╭──

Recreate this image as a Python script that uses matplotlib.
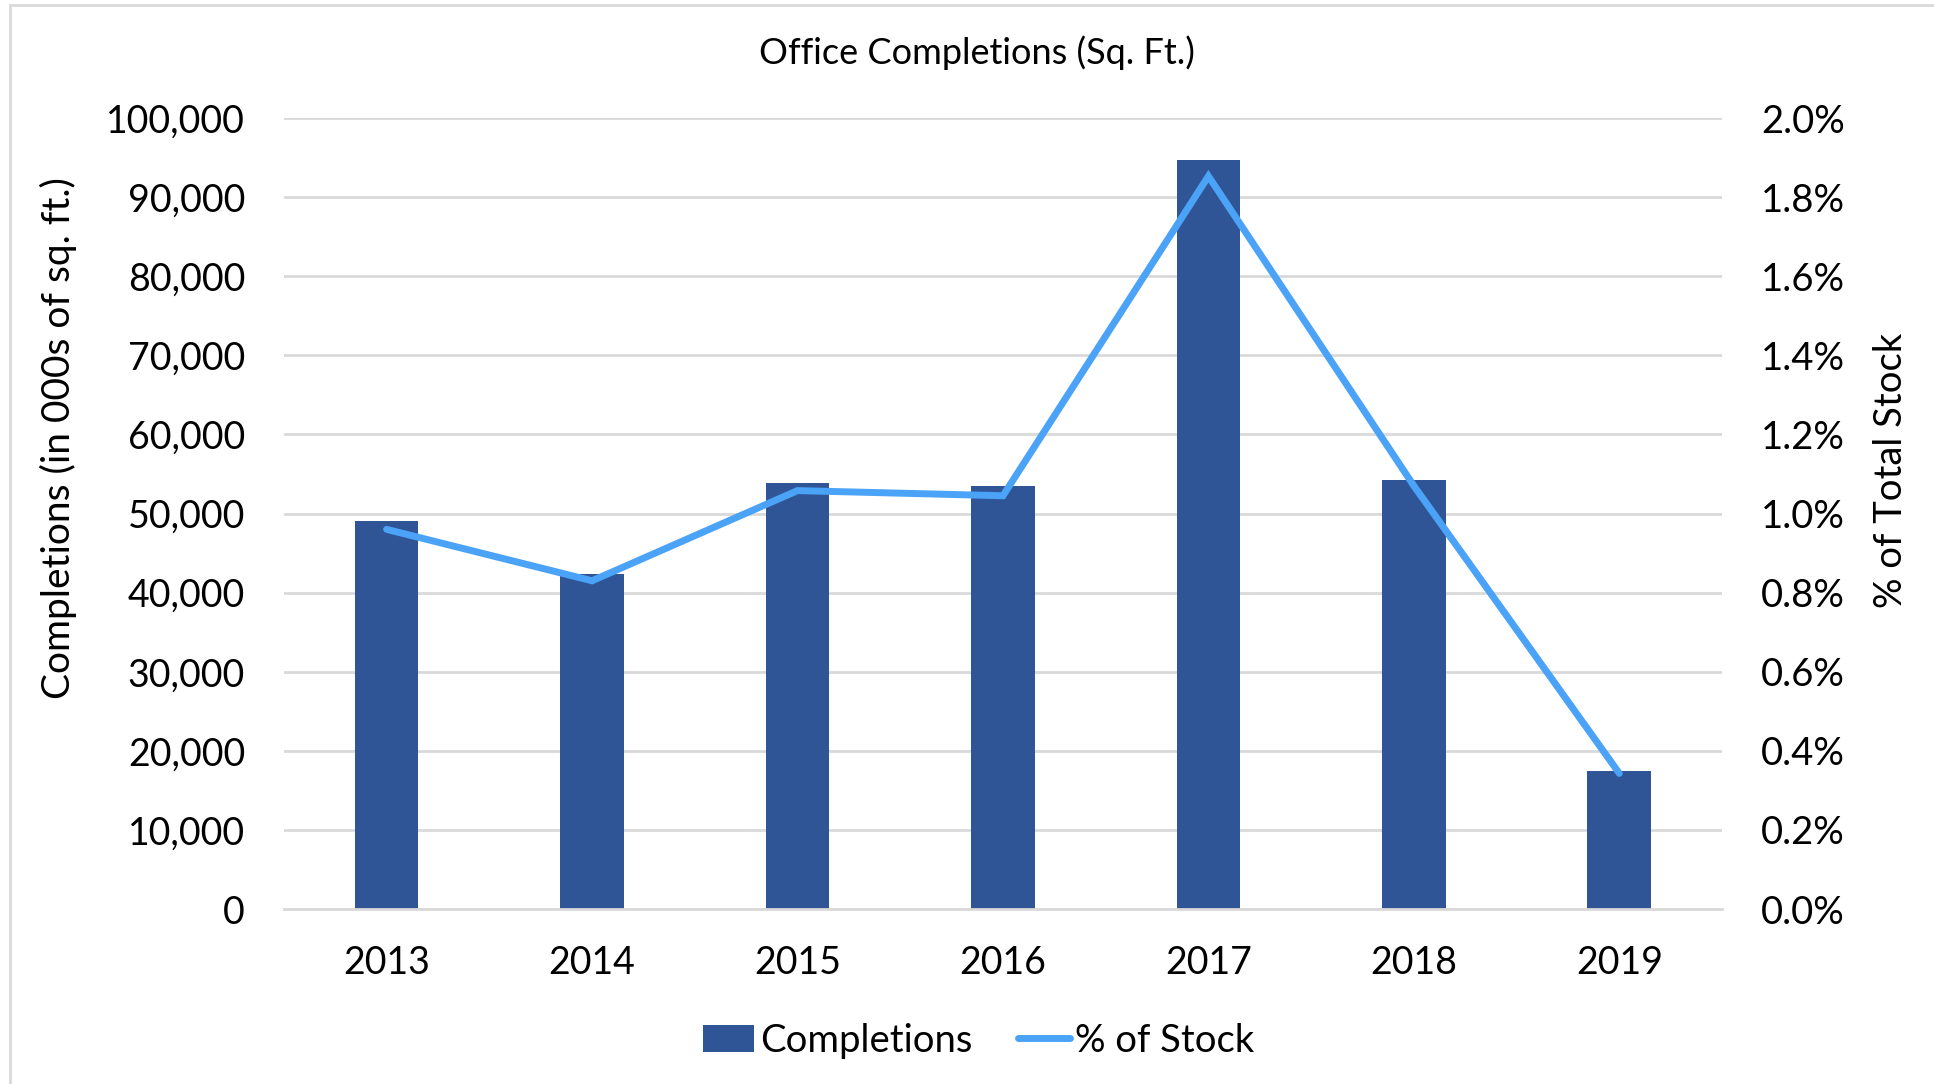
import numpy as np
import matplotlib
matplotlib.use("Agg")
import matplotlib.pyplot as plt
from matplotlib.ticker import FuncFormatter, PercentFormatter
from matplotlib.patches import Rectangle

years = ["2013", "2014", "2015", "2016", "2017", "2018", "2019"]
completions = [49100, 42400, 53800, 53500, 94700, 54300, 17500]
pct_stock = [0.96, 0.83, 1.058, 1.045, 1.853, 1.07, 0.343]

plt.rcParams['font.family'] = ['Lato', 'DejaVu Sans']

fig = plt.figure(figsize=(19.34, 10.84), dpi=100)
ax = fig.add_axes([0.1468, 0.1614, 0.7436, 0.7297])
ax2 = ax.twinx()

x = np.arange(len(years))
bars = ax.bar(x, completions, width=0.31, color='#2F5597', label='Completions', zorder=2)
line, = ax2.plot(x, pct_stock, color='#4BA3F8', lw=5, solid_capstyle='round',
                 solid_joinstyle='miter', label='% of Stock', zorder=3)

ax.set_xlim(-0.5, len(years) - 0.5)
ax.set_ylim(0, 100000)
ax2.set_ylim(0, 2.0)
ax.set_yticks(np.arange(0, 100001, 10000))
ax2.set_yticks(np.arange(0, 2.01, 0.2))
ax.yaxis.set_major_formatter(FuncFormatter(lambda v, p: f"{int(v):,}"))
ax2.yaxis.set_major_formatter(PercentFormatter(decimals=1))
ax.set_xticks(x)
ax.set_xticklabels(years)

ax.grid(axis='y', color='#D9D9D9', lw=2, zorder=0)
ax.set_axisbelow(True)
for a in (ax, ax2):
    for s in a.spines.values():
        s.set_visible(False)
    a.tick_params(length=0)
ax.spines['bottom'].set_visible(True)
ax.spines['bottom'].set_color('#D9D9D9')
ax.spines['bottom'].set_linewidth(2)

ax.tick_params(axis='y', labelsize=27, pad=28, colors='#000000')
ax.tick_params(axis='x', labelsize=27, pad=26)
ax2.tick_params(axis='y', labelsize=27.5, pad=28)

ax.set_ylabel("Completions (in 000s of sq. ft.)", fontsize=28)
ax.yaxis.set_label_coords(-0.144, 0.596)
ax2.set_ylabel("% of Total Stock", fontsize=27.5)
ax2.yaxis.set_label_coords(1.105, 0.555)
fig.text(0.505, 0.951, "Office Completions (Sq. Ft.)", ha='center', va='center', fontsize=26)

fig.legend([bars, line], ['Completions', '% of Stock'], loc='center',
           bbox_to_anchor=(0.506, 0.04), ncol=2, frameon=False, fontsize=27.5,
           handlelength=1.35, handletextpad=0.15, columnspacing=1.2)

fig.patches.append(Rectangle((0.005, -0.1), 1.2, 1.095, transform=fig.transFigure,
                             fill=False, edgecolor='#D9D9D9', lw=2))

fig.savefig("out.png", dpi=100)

╰──

• **Exercise details**: Copy all the data exactly as written, but skip any picture.

• **Task solution**:
Recreate this image as a Python script that uses matplotlib.
import numpy as np
import matplotlib
matplotlib.use("Agg")
import matplotlib.pyplot as plt
from matplotlib.ticker import FuncFormatter, PercentFormatter
from matplotlib.patches import Rectangle

years = ["2013", "2014", "2015", "2016", "2017", "2018", "2019"]
completions = [49100, 42400, 53800, 53500, 94700, 54300, 17500]
pct_stock = [0.96, 0.83, 1.058, 1.045, 1.853, 1.07, 0.343]

plt.rcParams['font.family'] = ['Lato', 'DejaVu Sans']

fig = plt.figure(figsize=(19.34, 10.84), dpi=100)
ax = fig.add_axes([0.1468, 0.1614, 0.7436, 0.7297])
ax2 = ax.twinx()

x = np.arange(len(years))
bars = ax.bar(x, completions, width=0.31, color='#2F5597', label='Completions', zorder=2)
line, = ax2.plot(x, pct_stock, color='#4BA3F8', lw=5, solid_capstyle='round',
                 solid_joinstyle='miter', label='% of Stock', zorder=3)

ax.set_xlim(-0.5, len(years) - 0.5)
ax.set_ylim(0, 100000)
ax2.set_ylim(0, 2.0)
ax.set_yticks(np.arange(0, 100001, 10000))
ax2.set_yticks(np.arange(0, 2.01, 0.2))
ax.yaxis.set_major_formatter(FuncFormatter(lambda v, p: f"{int(v):,}"))
ax2.yaxis.set_major_formatter(PercentFormatter(decimals=1))
ax.set_xticks(x)
ax.set_xticklabels(years)

ax.grid(axis='y', color='#D9D9D9', lw=2, zorder=0)
ax.set_axisbelow(True)
for a in (ax, ax2):
    for s in a.spines.values():
        s.set_visible(False)
    a.tick_params(length=0)
ax.spines['bottom'].set_visible(True)
ax.spines['bottom'].set_color('#D9D9D9')
ax.spines['bottom'].set_linewidth(2)

ax.tick_params(axis='y', labelsize=27, pad=28, colors='#000000')
ax.tick_params(axis='x', labelsize=27, pad=26)
ax2.tick_params(axis='y', labelsize=27.5, pad=28)

ax.set_ylabel("Completions (in 000s of sq. ft.)", fontsize=28)
ax.yaxis.set_label_coords(-0.144, 0.596)
ax2.set_ylabel("% of Total Stock", fontsize=27.5)
ax2.yaxis.set_label_coords(1.105, 0.555)
fig.text(0.505, 0.951, "Office Completions (Sq. Ft.)", ha='center', va='center', fontsize=26)

fig.legend([bars, line], ['Completions', '% of Stock'], loc='center',
           bbox_to_anchor=(0.506, 0.04), ncol=2, frameon=False, fontsize=27.5,
           handlelength=1.35, handletextpad=0.15, columnspacing=1.2)

fig.patches.append(Rectangle((0.005, -0.1), 1.2, 1.095, transform=fig.transFigure,
                             fill=False, edgecolor='#D9D9D9', lw=2))

fig.savefig("out.png", dpi=100)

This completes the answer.